The Story
Why it exists.
The beginning
Concorde takes its name from the supersonic passenger aircraft that made London to New York a breakfast detour. The real Concorde ran from 1976 to 2003, a machine that compressed a transatlantic crossing into under four hours and turned air travel into something aspirational. Salle Privée built this fragrance as an homage to that vanished era of elegance, when flying first class was not just a seating arrangement but a complete ritual. The brief was clear: capture the feeling of supersonic ambition, the textures of the departure lounge, the particular warmth of a cabin at altitude. What resulted is a fragrance that smells like the idea of travel before it became an inconvenience.

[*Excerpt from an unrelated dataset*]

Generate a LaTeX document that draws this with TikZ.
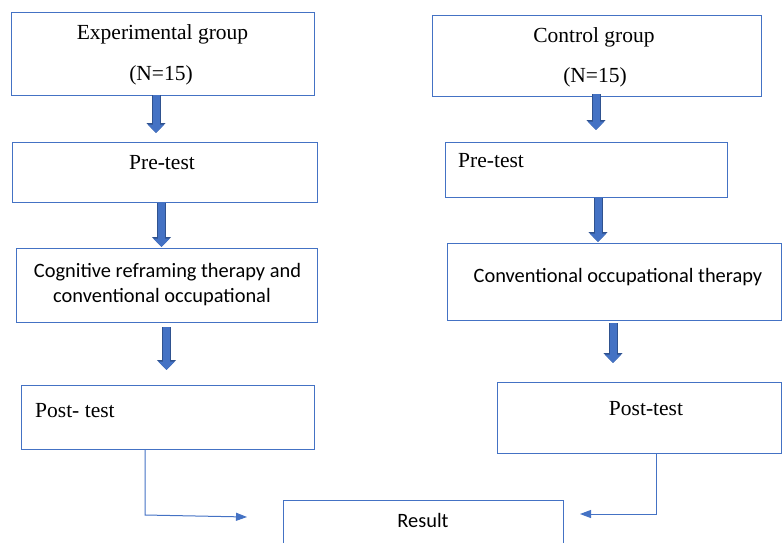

The materials tell the story. Whiskey as the opening note is not decorative. It arrives like the amber of a bar cart in a first-class lounge, all warmth and slow burn. The tobacco and leather that follow are not generic. They carry the weight of the era the fragrance is invoking, when those materials meant something specific about the person wearing them. Cashmere wood and guaiac wood add a softness underneath that prevents the whole composition from becoming a caricature. The oud in the base is used for depth, not shock value. Every layer earns its place.
The evolution
The opening is bright and spirited. Whiskey arrives confident, juniper lending a gin-like lift that keeps it from going flat. Pink and black pepper follow within minutes, a clean spice that sets up what comes next. The heart is where Concorde earns its reputation. Tobacco and saffron arrive together, a spiced smoke that wraps around cashmere and guaiac wood. The hand-off from top to heart is seamless. By hour three, the base takes over. Amber, benzoin, and sandalwood wrap around leather and oud, a resinous warmth that stays close and intimate. On most skin, Concorde holds for eight to ten hours. The drydown on fabric lasts into the next day.
Cultural impact
Concorde occupies a specific space in niche perfumery: the tobacco-leather-whiskey triad that appeals to wearers who remember what those materials meant before they became standard. The reception has been notably consistent, with wearers praising its clarity and longevity. It is not a fragrance that announces itself loudly, but it is one that stays. The brand's positioning as a House of Design rather than a traditional fragrance house attracts a design-literate buyer who treats scent as a considered choice, not an impulse purchase.